What a long, strange trip it's been
To set the record straight ...
I still don't own cowboy boots -- or a pickup truck -- and no southern accent to report.
I do have a new appreciation for Du Quoin football, the rich tradition of Illinois high school basketball, and country music.
I've been covering prep sports for the Daily Herald since 1995, and I've never had a fall like this.
While the rest of my Daily Herald colleagues were gearing up for the 2016-17 school year with their fall sports previews, I was on assignment in southern Illinois.
This summer, the Daily Herald bought 11 newspapers from GateHouse Media in the far southern part of our state. Five of those are daily papers, and in Benton and DuQuoin, both papers were operating without sports reporters.
So that's how on the opening day of high school football practice on Aug. 8, I found myself at VanMetre Field in DuQuoin. It literally felt like a world away from Burgess Field or Norris Stadium.
Until August, the only time I had spent time in that part of the state came driving south on the way to Nashville, Memphis or New Orleans.
I don't think I fully realized just how far south I was until stopping at a rest stop and looking at the big "you are here" pointer on the state of Illinois map. Much further south than St. Louis or Evansville -- basically a stone's throw from Kentucky.
Always up for a road trip, I really enjoyed my time down there. In this day and age when all you hear about is the decline of newspaper readership, it was a joy working on a project to invest in the community newspaper.
After that first practice in DuQuoin, I found myself at Christopher High School -- with all of 222 students -- and new defensive coordinator Anthony Hargrove.
If that name rings a bell, Hargrove played eight years in the NFL. He won a Super Bowl as a defensive lineman on the New Orleans Saints. He also was involved in the Bounty Gate scandal and suspended for drugs. Hargrove used his own struggles to teach the Christopher kids about taking a better path, and it was inspiring to see his enthusiasm for coaching football.
At Benton football practice I met the Rangers' standout quarterback Hamilton Page, who greets you with a "Howdy." That was the first of one friendly, polite encounter after another.
The first night of the football season took me to a town called Red Bud covering Pinckneyville's season-opener. From my hotel in Marion to Red Bud, my phone routed me from one back road to another, to the point I literally felt like I was in the middle of nowhere. My radio choices were basically Cardinals baseball on sports talk, or country music.

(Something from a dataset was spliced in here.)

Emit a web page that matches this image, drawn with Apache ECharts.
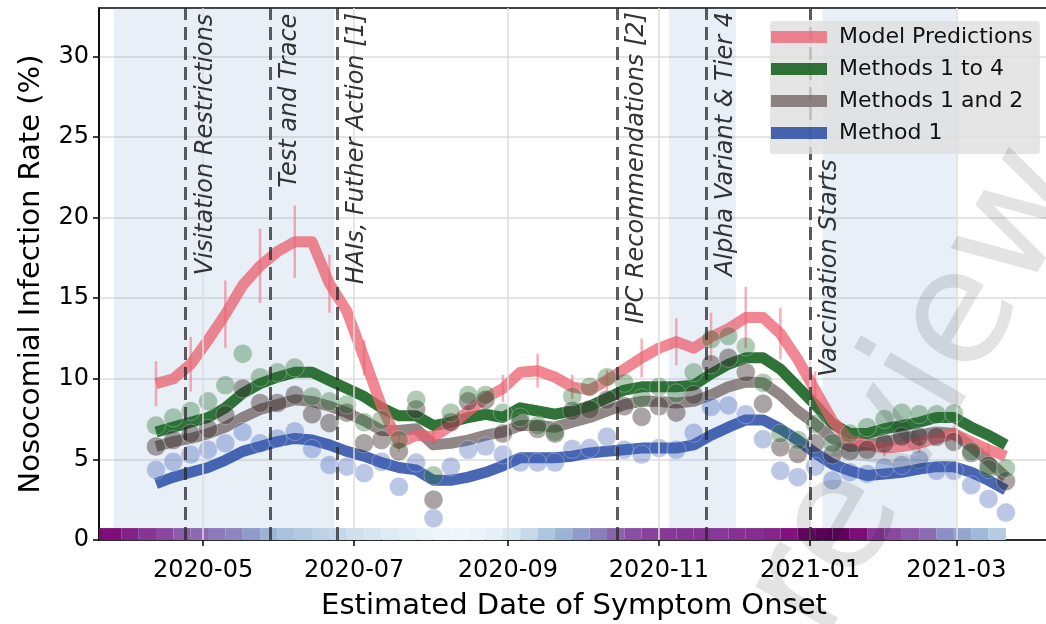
<!DOCTYPE html>
<html><head><meta charset="utf-8">
<script src="https://cdn.jsdelivr.net/npm/echarts@6/dist/echarts.min.js"></script>
<style>html,body{margin:0;padding:0;background:#fff}#c{width:1046px;height:624px}</style>
</head><body><div id="c"></div>
<script>
// ---------------- DATA ----------------
const weekDates = ['2020-04-12','2020-04-19','2020-04-26','2020-05-03','2020-05-10','2020-05-17','2020-05-24','2020-05-31',
 '2020-06-07','2020-06-14','2020-06-21','2020-06-28','2020-07-05','2020-07-12','2020-07-19','2020-07-26',
 '2020-08-02','2020-08-09','2020-08-16','2020-08-23','2020-08-30','2020-09-06','2020-09-13','2020-09-20','2020-09-27',
 '2020-10-04','2020-10-11','2020-10-18','2020-10-25','2020-11-01','2020-11-08','2020-11-15','2020-11-22','2020-11-29',
 '2020-12-06','2020-12-13','2020-12-20','2020-12-27','2021-01-03','2021-01-10','2021-01-17','2021-01-24','2021-01-31',
 '2021-02-07','2021-02-14','2021-02-21','2021-02-28','2021-03-07','2021-03-14','2021-03-21'];

const modelPred = [9.7,10.0,10.9,12.4,14.0,15.8,17.0,17.9,18.5,18.5,
 15.9,14.2,11.3,8.3,6.0,6.5,6.4,7.1,8.0,8.8,
 9.4,10.4,10.5,10.1,9.5,9.3,9.9,10.6,11.3,11.9,
 12.3,11.9,12.6,13.1,13.8,13.8,12.8,11.2,9.3,7.4,
 6.2,5.9,5.7,5.8,6.0,6.3,6.6,6.1,5.6,5.2];
const modelErr = [1.4,null,1.7,null,2.1,null,2.3,null,2.25,null,
 1.8,null,1.1,null,0.5,null,0.45,null,0.3,null,
 0.85,null,1.05,null,0.75,null,0.65,null,1.2,null,
 1.45,null,1.5,null,1.9,null,1.6,null,1.15,null,
 0.4,null,0.5,null,0.6,null,0.5,null,0.4,null];

const m14Line = [6.7,7.0,7.3,7.6,8.2,9.1,9.7,10.1,10.4,10.4,
 9.9,9.4,8.9,8.2,7.7,7.7,7.1,7.3,7.6,7.8,
 7.6,8.2,8.0,7.8,8.0,8.3,8.8,9.3,9.5,9.5,
 9.5,9.6,10.3,10.9,11.3,11.3,10.6,9.5,8.4,7.2,
 6.6,6.6,6.9,7.1,7.3,7.6,7.6,7.0,6.5,5.9];
const m12Line = [5.8,6.1,6.3,6.6,7.0,7.6,8.1,8.4,8.7,8.6,
 8.3,7.9,7.4,6.8,6.8,6.9,5.9,6.0,6.2,6.5,
 6.7,7.1,7.1,7.0,7.3,7.6,8.0,8.4,8.6,8.6,
 8.5,8.6,9.0,9.5,9.8,9.75,9.0,8.0,7.2,6.3,
 5.8,5.9,6.1,6.3,6.5,6.7,6.6,5.8,4.9,3.9];
const m1Line = [3.5,3.9,4.2,4.5,4.95,5.5,5.8,6.1,6.3,6.2,
 5.9,5.5,5.2,4.8,4.5,4.35,3.7,3.7,3.9,4.2,
 4.6,5.1,5.1,5.1,5.2,5.4,5.5,5.6,5.7,5.7,
 5.7,5.9,6.5,7.0,7.45,7.45,6.9,6.2,5.4,4.7,
 4.3,4.0,4.1,4.2,4.4,4.55,4.55,4.2,3.7,3.1];

const m14Pts = [7.1,7.6,8.0,8.6,9.6,11.55,10.1,10.4,10.7,8.9,
 8.6,8.4,7.3,7.45,6.2,8.7,4.0,7.9,9.0,9.0,
 7.9,7.6,7.1,6.7,8.9,9.5,10.1,9.75,8.8,9.5,
 9.1,10.4,12.45,12.65,12.0,9.75,6.6,6.2,7.2,6.0,
 6.6,7.0,7.5,7.9,7.8,7.8,7.85,5.5,4.4,4.45];
const m12Pts = [5.8,6.2,6.6,6.9,7.75,9.4,8.5,8.5,9.0,7.8,
 7.25,7.9,6.0,6.2,5.5,8.1,2.5,7.3,8.6,8.7,
 6.6,7.3,6.9,6.6,8.0,8.1,8.7,8.3,7.65,8.3,
 7.9,9.0,10.9,11.3,10.4,8.45,5.75,5.35,6.0,5.3,
 5.5,5.6,6.0,6.4,6.4,6.4,6.1,5.4,4.6,3.65];
const m1Pts = [4.35,4.85,5.3,5.6,6.0,6.7,6.0,6.3,6.75,5.65,
 4.65,4.55,4.15,4.85,3.3,4.8,1.35,4.55,5.6,5.8,
 5.3,4.8,4.8,4.8,5.65,5.7,6.4,5.6,5.3,5.7,
 5.6,6.65,8.25,8.35,7.8,6.25,4.3,3.9,4.55,3.7,
 4.2,4.1,4.5,4.65,5.0,4.3,4.3,3.4,2.55,1.7];

const stripStarts = ['2020-03-15','2020-03-22','2020-03-29','2020-04-05','2020-04-12','2020-04-19','2020-04-26','2020-05-03',
 '2020-05-10','2020-05-17','2020-05-24','2020-05-31','2020-06-07','2020-06-14','2020-06-21','2020-06-28','2020-07-05',
 '2020-07-12','2020-07-19','2020-07-26','2020-08-02','2020-08-09','2020-08-16','2020-08-23','2020-08-30','2020-09-06',
 '2020-09-13','2020-09-20','2020-09-27','2020-10-04','2020-10-11','2020-10-18','2020-10-25','2020-11-01','2020-11-08',
 '2020-11-15','2020-11-22','2020-11-29','2020-12-06','2020-12-13','2020-12-20','2020-12-27','2021-01-03','2021-01-10',
 '2021-01-17','2021-01-24','2021-01-31','2021-02-07','2021-02-14','2021-02-21','2021-02-28','2021-03-07','2021-03-14'];
const stripVals = [0.9,0.88,0.83,0.78,0.73,0.67,0.63,0.58,0.55,0.48,0.40,
 0.34,0.30,0.26,0.23,0.19,0.16,0.13,0.10,0.08,0.05,
 0.04,0.06,0.10,0.15,0.22,0.32,0.40,0.48,0.57,0.65,
 0.71,0.75,0.77,0.78,0.78,0.77,0.79,0.80,0.82,0.87,
 0.93,0.97,0.96,0.89,0.78,0.73,0.68,0.62,0.52,0.45,
 0.38,0.29];

const xTickDates = ['2020-05-01','2020-07-01','2020-09-01','2020-11-01','2021-01-01','2021-03-01'];
const yTicks = [0,5,10,15,20,25,30];
const eventDates = ['2020-04-24','2020-05-28','2020-06-24','2020-10-15','2020-11-20','2021-01-01'];
const eventLabels = ['Visitation Restrictions','Test and Trace','HAIs, Futher Action [1]','IPC Recommendations [2]','Alpha Variant & Tier 4','Vaccination Starts'];
const eventLabelTop = [32.65,32.65,32.7,32.75,32.75,23.6];
const shadeStarts = ['2020-03-26','2020-11-05','2021-01-06'];
const shadeEnds = ['2020-06-23','2020-12-02','2021-03-01'];
const names = ['Model Predictions','Methods 1 to 4','Methods 1 and 2','Method 1'];
const xLabel = 'Estimated Date of Symptom Onset';
const yLabel = 'Nosocomial Infection Rate (%)';

// ---------------- HELPERS ----------------
const DAY = 864e5;
function t(s){const p=s.split('-').map(Number);return new Date(p[0],p[1]-1,p[2]).getTime();}
const pair = v => weekDates.map((d,i)=>[t(d), v[i]]);
const FONT = '"DejaVu Sans", sans-serif';
const xMin = t('2020-03-20');
const xMax = xMin + 383.4*DAY;
const STRIP_H = 0.74;
const BUPU = ['#f7fcfd','#e0ecf4','#bfd3e6','#9ebcda','#8c96c6','#8c6bb1','#88419d','#810f7c','#4d004b'];

const cRed = 'rgba(235,95,110,0.75)';
const cGreen = 'rgba(25,100,35,0.9)';
const cGray = 'rgba(110,95,95,0.75)';
const cBlue = 'rgba(40,75,165,0.85)';

function lineSeries(name, vals, color){
  return {type:'line', name, data: pair(vals), z:4, showSymbol:false, symbol:'none',
    lineStyle:{color, width:11, cap:'butt', join:'round'}, itemStyle:{color},
    emphasis:{disabled:true}, silent:true};
}
function scatterSeries(name, vals, color){
  return {type:'scatter', name, data: pair(vals), z:4, symbolSize:19,
    itemStyle:{color, borderColor:'rgba(255,255,255,0.35)', borderWidth:1},
    emphasis:{disabled:true}, silent:true};
}

const series = [
  {type:'line', name:'shade', data:[], z:1, silent:true,
   markArea:{silent:true, itemStyle:{color:'rgba(100,150,200,0.15)'},
     data: shadeStarts.map((s,i)=>[{xAxis:t(s)},{xAxis:t(shadeEnds[i])}])}},
  {type:'line', name:'vgrid', data:[], z:2, silent:true,
   markLine:{silent:true, symbol:['none','none'], label:{show:false},
     lineStyle:{color:'#dcdcdc', width:1.5, type:'solid'},
     data: xTickDates.map(d=>({xAxis:t(d)}))}},
  {type:'custom', name:'strip', z:3, silent:true,
   data: stripStarts.map((s,i)=>[t(s), t(s)+7*DAY, stripVals[i]]),
   encode:{x:[0,1], y:2},
   renderItem(params, api){
     const a = api.coord([api.value(0), 0]);
     const b = api.coord([api.value(1), STRIP_H]);
     const cs = params.coordSys;
     const x0 = Math.max(a[0], cs.x), x1 = Math.min(b[0], cs.x+cs.width);
     return {type:'rect', shape:{x:x0, y:b[1], width:Math.max(0,x1-x0), height:a[1]-b[1]},
       style:{fill: api.visual('color')}};
   }},
  {type:'line', name:'events', data:[], z:2.5, silent:true,
   markLine:{silent:true, symbol:['none','none'], label:{show:false},
     lineStyle:{color:'rgba(40,40,40,0.75)', width:3, type:[13,7]},
     data: eventDates.map(d=>({xAxis:t(d)}))}},
  scatterSeries('m1pts', m1Pts, 'rgba(70,100,185,0.45)'),
  lineSeries(names[3], m1Line, cBlue),
  scatterSeries('m12pts', m12Pts, 'rgba(60,45,45,0.55)'),
  lineSeries(names[2], m12Line, cGray),
  scatterSeries('m14pts', m14Pts, 'rgba(40,110,50,0.45)'),
  lineSeries(names[1], m14Line, cGreen),
  {type:'custom', name:'err', z:4, silent:true,
   data: weekDates.map((d,i)=>[t(d), modelPred[i], modelErr[i]]).filter(r=>r[2]!==null),
   encode:{x:0, y:1},
   renderItem(params, api){
     const x = api.value(0), v = api.value(1), e = api.value(2);
     const a = api.coord([x, v-e]), b = api.coord([x, v+e]);
     return {type:'line', shape:{x1:a[0], y1:a[1], x2:b[0], y2:b[1]},
       style:{stroke:'rgba(240,110,125,0.55)', lineWidth:2.5}};
   }},
  lineSeries(names[0], modelPred, cRed),
  {type:'custom', name:'eventText', z:5, silent:true,
   data: eventDates.map((d,i)=>[t(d), eventLabelTop[i], i]),
   encode:{x:0, y:1},
   renderItem(params, api){
     const p = api.coord([api.value(0), api.value(1)]);
     return {type:'text', x:p[0]+8, y:p[1], rotation:Math.PI/2,
       style:{text: eventLabels[api.value(2)], font:'italic 24px "DejaVu Sans"', fill:'#333',
         align:'right', verticalAlign:'top'}};
   }}
];

const option = {
  animation:false,
  backgroundColor:'#fff',
  textStyle:{fontFamily:FONT},
  grid:{left:99, top:8, width:950, height:532, show:true, borderColor:'#000', borderWidth:1.5,
    backgroundColor:'transparent', containLabel:false, outerBoundsMode:'none'},
  xAxis:{type:'time', min:xMin, max:xMax,
    name:xLabel, nameLocation:'middle', nameGap:52,
    nameTextStyle:{fontSize:29, color:'#000', fontFamily:FONT},
    axisLine:{show:true, lineStyle:{color:'#000', width:1.5}},
    axisTick:{show:true, length:6, lineStyle:{color:'#000', width:1.5}, customValues: xTickDates.map(t)},
    axisLabel:{show:true, fontSize:24, color:'#000', fontFamily:FONT, margin:19,
      customValues: xTickDates.map(t), formatter:'{yyyy}-{MM}'},
    splitLine:{show:false}},
  yAxis:{type:'value', min:0, max:33, interval:5,
    name:yLabel, nameLocation:'middle', nameGap:53, nameRotate:90,
    nameTextStyle:{fontSize:29, color:'#000', fontFamily:FONT},
    axisLine:{show:true, lineStyle:{color:'#000', width:1.5}},
    axisTick:{show:true, length:6, lineStyle:{color:'#000', width:1.5}, customValues: yTicks},
    axisLabel:{show:true, fontSize:24, color:'#000', fontFamily:FONT, margin:10, customValues: yTicks},
    splitLine:{show:true, lineStyle:{color:'#dcdcdc', width:1.5}}},
  visualMap:[{type:'continuous', show:false, seriesIndex:2, dimension:2, min:0, max:1, inRange:{color:BUPU}}],
  legend:{show:true, data:names, orient:'vertical', left:770, top:21, icon:'rect',
    itemWidth:56, itemHeight:12, itemGap:8, padding:[4,7,9,1], selectedMode:false,
    backgroundColor:'rgba(222,222,222,0.8)', borderRadius:3, z:10,
    textStyle:{fontSize:22, color:'#111', fontFamily:FONT, lineHeight:24, padding:[0,0,0,7]}},
  graphic:[{type:'text', x:857, y:662, rotation:Math.PI/3, z:100, silent:true,
    style:{text:'review', font:'160px "DejaVu Sans"', fill:'rgba(0,0,0,0.11)', align:'left', verticalAlign:'bottom'}}],
  series
};
const chart = echarts.init(document.getElementById('c'), null, {renderer:'canvas'});
chart.setOption(option);
</script></body></html>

It was in Red Bud, a town of 3,698 that felt like a million compared to what I drove through to get there, where I have never felt more in the minority. While grabbing a bite to eat off the downtown square, I counted a stretch of 50 cars that passed through, and 41 of them were pickup trucks. My Toyota Solara might as well been from another planet.
I figured Friday night football is Friday night football. For the most part it was -- the band, big crowds -- though I was struck by the Confederate flag in a parking lot tailgate. I became a big fan of the 7 p.m. kickoffs and no sophomore game, which made deadline much less stressful.

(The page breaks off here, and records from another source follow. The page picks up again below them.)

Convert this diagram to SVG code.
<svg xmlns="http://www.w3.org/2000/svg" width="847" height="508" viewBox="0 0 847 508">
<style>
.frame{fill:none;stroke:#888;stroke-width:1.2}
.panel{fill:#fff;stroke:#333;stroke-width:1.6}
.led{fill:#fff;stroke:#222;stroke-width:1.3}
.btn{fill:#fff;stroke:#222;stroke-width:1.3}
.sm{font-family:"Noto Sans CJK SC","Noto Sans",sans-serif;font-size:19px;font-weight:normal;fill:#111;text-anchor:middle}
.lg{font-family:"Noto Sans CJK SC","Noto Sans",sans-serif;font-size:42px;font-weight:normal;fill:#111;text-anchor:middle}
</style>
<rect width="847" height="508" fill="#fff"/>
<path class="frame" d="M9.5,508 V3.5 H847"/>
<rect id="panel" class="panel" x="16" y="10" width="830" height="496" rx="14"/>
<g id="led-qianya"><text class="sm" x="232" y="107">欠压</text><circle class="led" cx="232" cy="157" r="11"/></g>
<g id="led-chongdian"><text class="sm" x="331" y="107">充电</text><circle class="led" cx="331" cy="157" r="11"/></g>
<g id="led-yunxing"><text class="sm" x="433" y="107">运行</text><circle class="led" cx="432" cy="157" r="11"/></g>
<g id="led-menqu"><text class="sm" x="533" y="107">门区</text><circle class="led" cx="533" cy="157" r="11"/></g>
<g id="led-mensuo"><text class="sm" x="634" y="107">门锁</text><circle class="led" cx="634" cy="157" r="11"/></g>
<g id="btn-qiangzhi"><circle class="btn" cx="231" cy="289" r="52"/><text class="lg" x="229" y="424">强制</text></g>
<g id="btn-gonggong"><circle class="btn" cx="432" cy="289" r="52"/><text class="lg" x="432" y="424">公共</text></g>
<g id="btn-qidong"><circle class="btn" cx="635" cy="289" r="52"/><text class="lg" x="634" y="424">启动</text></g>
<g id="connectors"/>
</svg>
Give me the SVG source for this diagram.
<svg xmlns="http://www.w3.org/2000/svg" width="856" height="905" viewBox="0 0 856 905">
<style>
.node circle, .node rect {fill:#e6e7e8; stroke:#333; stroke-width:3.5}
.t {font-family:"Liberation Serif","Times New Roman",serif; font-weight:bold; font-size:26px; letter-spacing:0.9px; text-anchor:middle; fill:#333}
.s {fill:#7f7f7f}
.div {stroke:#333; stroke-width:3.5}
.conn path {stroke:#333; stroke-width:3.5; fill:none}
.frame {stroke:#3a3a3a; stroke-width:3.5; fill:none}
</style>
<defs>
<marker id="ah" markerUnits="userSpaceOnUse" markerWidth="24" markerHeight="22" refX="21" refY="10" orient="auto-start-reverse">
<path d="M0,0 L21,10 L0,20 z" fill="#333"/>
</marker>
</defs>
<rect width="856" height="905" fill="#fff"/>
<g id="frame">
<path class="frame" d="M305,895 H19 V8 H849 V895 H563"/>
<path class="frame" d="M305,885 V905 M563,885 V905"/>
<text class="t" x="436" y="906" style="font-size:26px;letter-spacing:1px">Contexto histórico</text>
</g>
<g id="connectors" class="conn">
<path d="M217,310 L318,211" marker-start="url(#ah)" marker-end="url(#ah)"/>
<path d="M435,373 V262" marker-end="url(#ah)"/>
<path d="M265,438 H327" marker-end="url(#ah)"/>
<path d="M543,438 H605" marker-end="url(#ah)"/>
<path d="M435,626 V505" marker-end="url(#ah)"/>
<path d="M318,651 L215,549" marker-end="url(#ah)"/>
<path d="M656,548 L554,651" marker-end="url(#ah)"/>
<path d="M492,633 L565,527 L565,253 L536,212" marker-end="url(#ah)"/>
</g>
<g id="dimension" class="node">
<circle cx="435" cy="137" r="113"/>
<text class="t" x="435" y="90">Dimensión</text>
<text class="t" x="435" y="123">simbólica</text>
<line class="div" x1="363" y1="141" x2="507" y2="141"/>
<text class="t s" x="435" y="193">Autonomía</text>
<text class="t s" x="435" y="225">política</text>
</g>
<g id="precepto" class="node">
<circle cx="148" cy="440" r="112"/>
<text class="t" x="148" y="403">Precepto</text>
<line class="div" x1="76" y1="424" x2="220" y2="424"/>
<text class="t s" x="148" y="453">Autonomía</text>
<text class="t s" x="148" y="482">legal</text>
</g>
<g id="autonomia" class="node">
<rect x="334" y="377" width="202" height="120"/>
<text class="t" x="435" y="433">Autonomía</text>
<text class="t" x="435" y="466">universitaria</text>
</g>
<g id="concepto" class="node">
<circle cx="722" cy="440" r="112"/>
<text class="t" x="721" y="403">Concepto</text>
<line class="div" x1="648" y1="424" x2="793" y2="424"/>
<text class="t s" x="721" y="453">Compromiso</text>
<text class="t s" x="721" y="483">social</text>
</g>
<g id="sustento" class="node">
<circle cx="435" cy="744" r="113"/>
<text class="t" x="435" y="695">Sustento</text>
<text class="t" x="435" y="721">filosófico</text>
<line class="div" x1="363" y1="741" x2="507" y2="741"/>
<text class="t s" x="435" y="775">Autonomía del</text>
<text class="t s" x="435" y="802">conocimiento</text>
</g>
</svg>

From football, I moved on to cross country, volleyball and golf. If you are wondering about soccer, swimming and tennis, the schools didn't field teams.
That was just one of many differences between the world of high school sports I'm used to in the Chicago suburbs. I always kept a mental note of differences, and seeing how economically depressed many of the areas are certainly was striking. There's a lot we take for granted with facilities and opportunities here.
On the other hand, the history and uniqueness of the basketball gyms were a treat compared to some of the new cookie-cutter gyms in the suburbs. Benton, with Doug Collins among the greats whose photo hangs on the wall, was a personal favorite.
Last month we hired a sports reporter in DuQuoin, and a few weeks ago we hired a sports reporter in Benton. My work in southern Illinois is finished, and I'm back to an exciting close to our fall sports season.
In the last three weeks I've covered the Geneva girls and boys cross country teams running away with Upstate Eight championships, saw the Hampshire soccer team go to penalty kicks for a regional title, got a first-hand look at Geneva and Huntley's No. 1 seeded sectional volleyball squads, and enjoyed every second of Batavia's rally from 21 down to tie St. Charles North only for the North Stars to pull out a 42-35 win in the final minute.
Just a typical fall for me in the Fox Valley.
Now excuse me while I find some Zac Brown Band.